Seven Years To A Dog

Goodbye, suburbia. Hello, brick ranch in the city!
Goodbye, suburbia. Hello, brick ranch in the city!

You know the time discrepancy they say exists between human years and dog years? I feel that same time disparity in my life right now. I am the dog in this scenario, and I have lived a year in the past month. In four short weeks, we looked at homes, found one, and closed on it. On Monday, we took possession of a 1960s-era, boxy, brick ranch in the city. We will spend the next six months renovating it, transforming it into our personal space in preparation for our final severance from suburbia next spring. This morning I find myself sitting in our future dining room writing at a plastic table while awaiting the internet installer. After only a few days, the house feels like home. I already know how the sun moves through the rooms and the ambient light changes throughout the day. I recognize the quiet rumble of the heater when it springs to life with its echoes of distant thunder. The backyard is my oasis, a private park with mature trees gently shading the ideal spot for an adirondack chair and a good book. Denver is my old friend. Everything is close here, intimate and accessible. And, in an introvert’s dream, I can live anonymously in its confines, obscured by the constant buzz of a world hurriedly carrying on without any notice of me.

Still, with all the familiarity around me in my new space, there is upheaval. I find myself in a netherworld, half out of my old life and half into my new existence. The boys are growing up faster than I imagined they could. Joe starts high school next year and he is now tall enough that I can watch his green eyes up close as he processes that he will soon be taller than me. He shows no signs of regret in leaving our current home and growing up; he relishes the dream of a basement space where he can revel unabated in teenage solitude. The new house gives him room to slide out of my hands and into his independent life as he was always meant to do, but the implications of this transition are simultaneously amazing and horrifying. There are days when all I want to do is sit on the couch swilling midday wine and wallowing in episodes of Thomas the Tank Engine on PBS Kids to mourn his growth. Alas, no amount of wishing to go back has materialized a time machine in which I could take that trip.

So I have found other coping mechanisms. I admit I’ve sought refuge in a binge-watching grave of The Office. You know, television is great for creating vacuous space in your head. And it’s a good place to idle while you’re waiting for motivation, but it’s no place to reside permanently.

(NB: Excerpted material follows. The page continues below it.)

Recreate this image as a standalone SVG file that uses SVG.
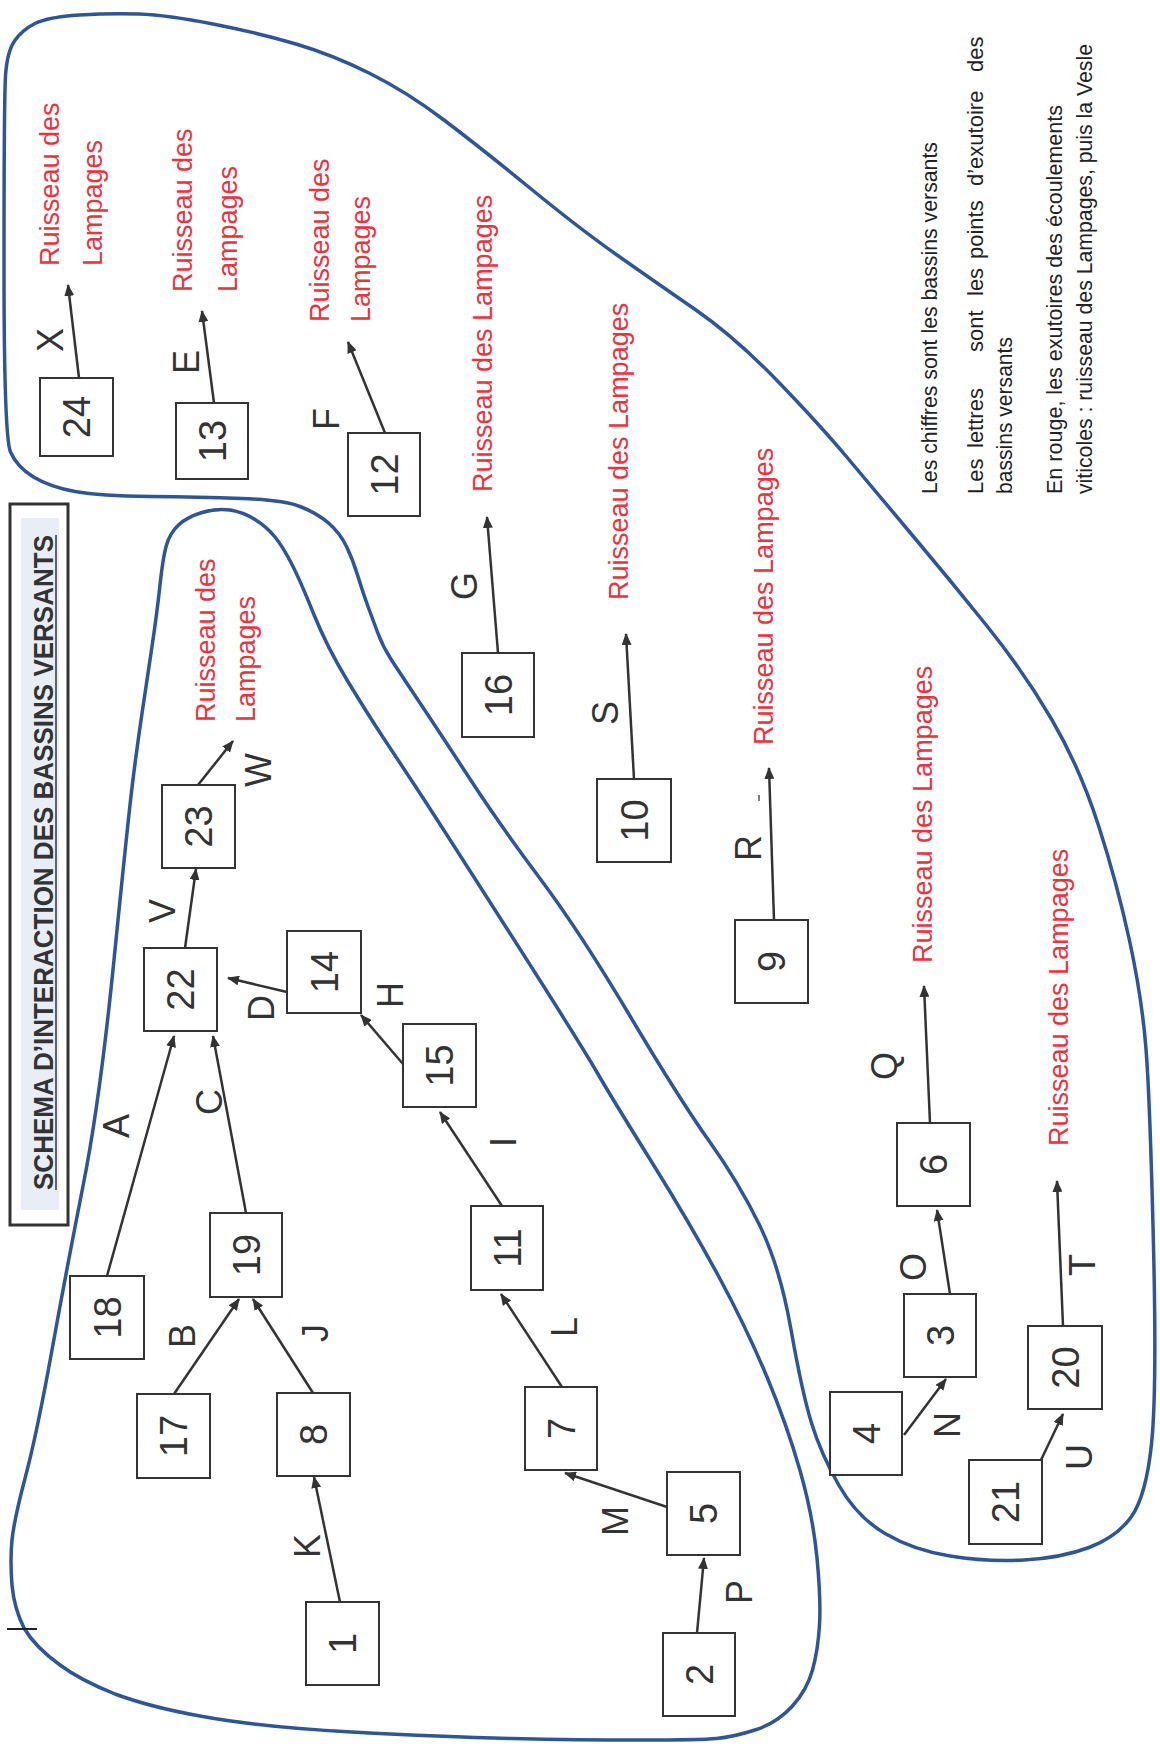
<svg xmlns="http://www.w3.org/2000/svg" width="1160" height="1753" viewBox="0 0 1160 1753">
<style>
.blob{fill:none;stroke:#2e5596;stroke-width:3.5;stroke-linejoin:round}
.box{fill:#fff;stroke:#333;stroke-width:2}
.num{font-family:"Liberation Sans",Arial,sans-serif;font-size:38px;fill:#333;text-anchor:middle}
.lab{font-family:"Liberation Sans",Arial,sans-serif;font-size:36px;fill:#333;text-anchor:middle}
.red{font-family:"Liberation Sans",Arial,sans-serif;font-size:27px;fill:#e8343f}
.leg{font-family:"Liberation Sans",Arial,sans-serif;font-size:22px;fill:#222}
.ttl{font-family:"Liberation Sans",Arial,sans-serif;font-size:28px;font-weight:bold;fill:#333}
.con line{stroke:#333;stroke-width:2.5;marker-end:url(#ah)}
</style>
<defs>
<marker id="ah" viewBox="0 0 12 10" refX="11" refY="5" markerWidth="12" markerHeight="10" orient="auto" markerUnits="userSpaceOnUse"><path d="M0,0 L12,5 L0,10 z" fill="#333"/></marker>
</defs>
<rect width="1160" height="1753" fill="#fff"/>
<g id="basins">
<path class="blob" d="M540,878.5 Q580,932 630,1016 Q680,1100 709.5,1141.5 Q739,1183 759.5,1225 Q780,1267 791,1329.5 Q802,1392 811.5,1423 Q821,1454 839,1485.5 Q857,1517 885,1533.5 Q913,1550 950,1556 Q987,1562 1024,1560 Q1061,1558 1089,1547.5 Q1117,1537 1131.5,1516.5 Q1146,1496 1151.5,1444 Q1157,1392 1153.5,1246 Q1150,1100 1146,1049 Q1142,998 1129.5,940.5 Q1117,883 1098.5,825.5 Q1080,768 1052,720 Q1024,672 987,626 Q950,580 913,536 Q876,492 848,458.5 Q820,425 777.5,381 Q735,337 694.5,309 Q654,281 617,255 Q580,229 530.5,188.5 Q481,148 444,120 Q407,92 370,73.5 Q333,55 296,44 Q259,33 213,24 Q167,15 139,14 Q111,13 79.5,15 Q48,17 35,23.5 Q22,30 14.5,41 Q7,52 5.5,76 Q4,100 4,268.5 Q4,437 10.5,452 Q17,467 33.5,477 Q50,487 75,491.5 Q100,496 150,496.5 Q200,497 241.5,498.5 Q283,500 300,506.5 Q317,513 328.5,523 Q340,533 346.5,546.5 Q353,560 358,576.5 Q363,593 368,606.5 Q373,620 378,633.5 Q383,647 391.5,660 Q400,673 420,703 Q440,733 470,779 Q500,825 540,878.5 Z"/>
<path class="blob" d="M202,512.5 Q217,508 230,510 Q243,512 255,519.5 Q267,527 275,537 Q283,547 291.5,563.5 Q300,580 313.5,613.5 Q327,647 347,680 Q367,713 383.5,738 Q400,763 416.5,788 Q433,813 506.5,928 Q580,1043 596.5,1071.5 Q613,1100 652,1162.5 Q691,1225 719,1277 Q747,1329 767,1377 Q787,1425 800,1470.5 Q813,1516 817,1558 Q821,1600 819.5,1625 Q818,1650 812.5,1670 Q807,1690 792,1706.5 Q777,1723 755,1730 Q733,1737 716.5,1738.5 Q700,1740 640,1740 Q580,1740 512,1738.5 Q444,1737 351.5,1732 Q259,1727 200,1716 Q150,1707 115,1694 Q80,1680 60,1665 Q35,1647 24,1628 Q14,1608 12,1585 Q10,1560 12,1540 Q14,1520 25.5,1476.5 Q37,1433 52,1350 Q67,1267 83.5,1183.5 Q100,1100 114,960 Q128,820 132.5,783.5 Q137,747 142,713.5 Q147,680 152,646.5 Q157,613 160,585 Q163,557 166.5,545 Q170,533 178.5,525 Q187,517 202,512.5 Z"/>
<line x1="7" y1="1629" x2="37" y2="1629" stroke="#222" stroke-width="2"/>
<line x1="759" y1="795" x2="759" y2="801" stroke="#555" stroke-width="1.5"/>
</g>
<g id="title">
<rect x="10" y="504" width="58" height="721" fill="#fff" stroke="#333" stroke-width="3"/>
<rect x="21" y="518" width="38" height="692" fill="#e9eef6"/>
<text class="ttl" transform="translate(53,1190) rotate(-90)" textLength="655" lengthAdjust="spacingAndGlyphs">SCHEMA D’INTERACTION DES BASSINS VERSANTS</text>
<line x1="56" y1="535" x2="56" y2="1190" stroke="#333" stroke-width="1.5"/>
</g>
<g id="legend">
<text class="leg" transform="translate(937,494) rotate(-90)" textLength="352" lengthAdjust="spacingAndGlyphs">Les chiffres sont les bassins versants</text>
<text class="leg" transform="translate(983,494) rotate(-90)"><tspan x="0">Les</tspan><tspan x="46">lettres</tspan><tspan x="142">sont</tspan><tspan x="198">les</tspan><tspan x="235">points</tspan><tspan x="308">d’exutoire</tspan><tspan x="422">des</tspan></text>
<text class="leg" transform="translate(1012,494) rotate(-90)" textLength="157" lengthAdjust="spacingAndGlyphs">bassins versants</text>
<text class="leg" transform="translate(1062,494) rotate(-90)" textLength="389" lengthAdjust="spacingAndGlyphs">En rouge, les exutoires des écoulements</text>
<text class="leg" transform="translate(1092,494) rotate(-90)" textLength="450" lengthAdjust="spacingAndGlyphs">viticoles : ruisseau des Lampages, puis la Vesle</text>
</g>
<g id="outlets">
<g id="out24"><text class="red" transform="translate(59,266) rotate(-90)">Ruisseau des</text><text class="red" transform="translate(102,266) rotate(-90)">Lampages</text></g>
<g id="out13"><text class="red" transform="translate(192,292) rotate(-90)">Ruisseau des</text><text class="red" transform="translate(237,292) rotate(-90)">Lampages</text></g>
<g id="out12"><text class="red" transform="translate(329,322) rotate(-90)">Ruisseau des</text><text class="red" transform="translate(370,322) rotate(-90)">Lampages</text></g>
<g id="out23"><text class="red" transform="translate(215,722) rotate(-90)">Ruisseau des</text><text class="red" transform="translate(255,722) rotate(-90)">Lampages</text></g>
<g id="out16"><text class="red" transform="translate(492,492) rotate(-90)">Ruisseau des Lampages</text></g>
<g id="out10"><text class="red" transform="translate(628,600) rotate(-90)">Ruisseau des Lampages</text></g>
<g id="out9"><text class="red" transform="translate(773,745) rotate(-90)">Ruisseau des Lampages</text></g>
<g id="out6"><text class="red" transform="translate(932,963) rotate(-90)">Ruisseau des Lampages</text></g>
<g id="out20"><text class="red" transform="translate(1068,1146) rotate(-90)">Ruisseau des Lampages</text></g>
</g>
<g id="connectors" class="con">
<line x1="79" y1="378" x2="68" y2="285"/>
<line x1="214" y1="403" x2="202" y2="311"/>
<line x1="385" y1="433" x2="348" y2="342"/>
<line x1="498" y1="653" x2="487" y2="517"/>
<line x1="634" y1="779" x2="626" y2="634"/>
<line x1="774" y1="920" x2="769" y2="768"/>
<line x1="930" y1="1123" x2="924" y2="986"/>
<line x1="950" y1="1294" x2="937" y2="1210"/>
<line x1="904" y1="1435" x2="946" y2="1379"/>
<line x1="1063" y1="1326" x2="1057" y2="1181"/>
<line x1="1041" y1="1460" x2="1063" y2="1414"/>
<line x1="697" y1="1633" x2="704" y2="1558"/>
<line x1="667" y1="1507" x2="565" y2="1473"/>
<line x1="562" y1="1387" x2="501" y2="1294"/>
<line x1="502" y1="1206" x2="440" y2="1112"/>
<line x1="403" y1="1064" x2="361" y2="1015"/>
<line x1="287" y1="992" x2="228" y2="978"/>
<line x1="185" y1="948" x2="196" y2="869"/>
<line x1="198" y1="785" x2="233" y2="741"/>
<line x1="107" y1="1276" x2="174" y2="1036"/>
<line x1="246" y1="1213" x2="213" y2="1036"/>
<line x1="174" y1="1394" x2="239" y2="1299"/>
<line x1="313" y1="1393" x2="253" y2="1299"/>
<line x1="340" y1="1602" x2="314" y2="1477"/>
</g>
<g id="connector-labels">
<text class="lab" transform="translate(50,340) rotate(-90)" dy=".36em">X</text>
<text class="lab" transform="translate(186,362) rotate(-90)" dy=".36em">E</text>
<text class="lab" transform="translate(326,419) rotate(-90)" dy=".36em">F</text>
<text class="lab" transform="translate(464,586) rotate(-90)" dy=".36em">G</text>
<text class="lab" transform="translate(605,713) rotate(-90)" dy=".36em">S</text>
<text class="lab" transform="translate(748,848) rotate(-90)" dy=".36em">R</text>
<text class="lab" transform="translate(884,1066) rotate(-90)" dy=".36em">Q</text>
<text class="lab" transform="translate(913,1267) rotate(-90)" dy=".36em">O</text>
<text class="lab" transform="translate(947,1425) rotate(-90)" dy=".36em">N</text>
<text class="lab" transform="translate(1082,1265) rotate(-90)" dy=".36em">T</text>
<text class="lab" transform="translate(1079,1457) rotate(-90)" dy=".36em">U</text>
<text class="lab" transform="translate(739,1592) rotate(-90)" dy=".36em">P</text>
<text class="lab" transform="translate(615,1521) rotate(-90)" dy=".36em">M</text>
<text class="lab" transform="translate(258,770) rotate(-90)" dy=".36em">W</text>
<text class="lab" transform="translate(162,911) rotate(-90)" dy=".36em">V</text>
<text class="lab" transform="translate(261,1008) rotate(-90)" dy=".36em">D</text>
<text class="lab" transform="translate(390,995) rotate(-90)" dy=".36em">H</text>
<text class="lab" transform="translate(116,1126) rotate(-90)" dy=".36em">A</text>
<text class="lab" transform="translate(209,1102) rotate(-90)" dy=".36em">C</text>
<text class="lab" transform="translate(182,1336) rotate(-90)" dy=".36em">B</text>
<text class="lab" transform="translate(315,1333) rotate(-90)" dy=".36em">J</text>
<text class="lab" transform="translate(307,1546) rotate(-90)" dy=".36em">K</text>
<text class="lab" transform="translate(503,1142) rotate(-90)" dy=".36em">I</text>
<text class="lab" transform="translate(564,1327) rotate(-90)" dy=".36em">L</text>
</g>
<g id="nodes">
<g id="n24"><rect class="box" x="40" y="378" width="73" height="78"/><text class="num" transform="translate(76.5,417) rotate(-90)" dy=".36em">24</text></g>
<g id="n13"><rect class="box" x="176" y="403" width="72" height="76"/><text class="num" transform="translate(212,441) rotate(-90)" dy=".36em">13</text></g>
<g id="n12"><rect class="box" x="348" y="433" width="72" height="83"/><text class="num" transform="translate(384,474.5) rotate(-90)" dy=".36em">12</text></g>
<g id="n16"><rect class="box" x="462" y="653" width="72" height="84"/><text class="num" transform="translate(498,695) rotate(-90)" dy=".36em">16</text></g>
<g id="n23"><rect class="box" x="162" y="785" width="73" height="83"/><text class="num" transform="translate(198.5,826.5) rotate(-90)" dy=".36em">23</text></g>
<g id="n22"><rect class="box" x="144" y="948" width="73" height="83"/><text class="num" transform="translate(180.5,989.5) rotate(-90)" dy=".36em">22</text></g>
<g id="n14"><rect class="box" x="287" y="931" width="74" height="82"/><text class="num" transform="translate(324,972) rotate(-90)" dy=".36em">14</text></g>
<g id="n15"><rect class="box" x="403" y="1024" width="73" height="83"/><text class="num" transform="translate(439.5,1065.5) rotate(-90)" dy=".36em">15</text></g>
<g id="n18"><rect class="box" x="70" y="1276" width="74" height="83"/><text class="num" transform="translate(107,1317.5) rotate(-90)" dy=".36em">18</text></g>
<g id="n19"><rect class="box" x="210" y="1213" width="72" height="84"/><text class="num" transform="translate(246,1255) rotate(-90)" dy=".36em">19</text></g>
<g id="n17"><rect class="box" x="137" y="1394" width="73" height="84"/><text class="num" transform="translate(173.5,1436) rotate(-90)" dy=".36em">17</text></g>
<g id="n8"><rect class="box" x="277" y="1393" width="73" height="83"/><text class="num" transform="translate(313.5,1434.5) rotate(-90)" dy=".36em">8</text></g>
<g id="n1"><rect class="box" x="306" y="1602" width="73" height="83"/><text class="num" transform="translate(342.5,1643.5) rotate(-90)" dy=".36em">1</text></g>
<g id="n11"><rect class="box" x="471" y="1206" width="72" height="84"/><text class="num" transform="translate(507,1248) rotate(-90)" dy=".36em">11</text></g>
<g id="n7"><rect class="box" x="525" y="1387" width="72" height="83"/><text class="num" transform="translate(561,1428.5) rotate(-90)" dy=".36em">7</text></g>
<g id="n5"><rect class="box" x="667" y="1472" width="73" height="83"/><text class="num" transform="translate(703.5,1513.5) rotate(-90)" dy=".36em">5</text></g>
<g id="n2"><rect class="box" x="663" y="1633" width="72" height="83"/><text class="num" transform="translate(699,1674.5) rotate(-90)" dy=".36em">2</text></g>
<g id="n10"><rect class="box" x="597" y="779" width="74" height="83"/><text class="num" transform="translate(634,820.5) rotate(-90)" dy=".36em">10</text></g>
<g id="n9"><rect class="box" x="735" y="920" width="73" height="83"/><text class="num" transform="translate(771.5,961.5) rotate(-90)" dy=".36em">9</text></g>
<g id="n6"><rect class="box" x="897" y="1123" width="73" height="83"/><text class="num" transform="translate(933.5,1164.5) rotate(-90)" dy=".36em">6</text></g>
<g id="n3"><rect class="box" x="904" y="1294" width="72" height="83"/><text class="num" transform="translate(940,1335.5) rotate(-90)" dy=".36em">3</text></g>
<g id="n4"><rect class="box" x="830" y="1392" width="72" height="83"/><text class="num" transform="translate(866,1433.5) rotate(-90)" dy=".36em">4</text></g>
<g id="n20"><rect class="box" x="1028" y="1326" width="74" height="83"/><text class="num" transform="translate(1065,1367.5) rotate(-90)" dy=".36em">20</text></g>
<g id="n21"><rect class="box" x="969" y="1460" width="73" height="84"/><text class="num" transform="translate(1005.5,1502) rotate(-90)" dy=".36em">21</text></g>
</g>
</svg>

It’s time to bid adieu to things past. I’m working to separate from parts of my existence that were so integral to my being that I feel physically crushed by their emotional loss. I’ve been hobbling along in a Dunder-Mifflin haze for too long trying to avoid noticing those phantom limbs. Now that we’re committed to this new house, though, that time must end. Shit is getting real. It’s time to harness my rapidly spinning mind and use that energy to move, both literally and figuratively.

One way I hope to manage this shift over the next year is by returning to writing. As we inch along making improvements to our new home, I am going to document the physical transformation of our new space here. Along the way, I will work with added ferocity to live in the present (even though the present becomes the past with increasing speed as the boys get older). I’m positive I will discover a thing or two about myself and about my future trajectory as we set ourselves up for this next phase in our lives. Learning new skills, like tiling floors and installing custom closets, could help improve my self-esteem and garner additional confidence. The more I allow myself think about it, the more excited I become to shake off the weight of Michael Scott and see what I will uncover and where I will land. Goodbye, Scranton.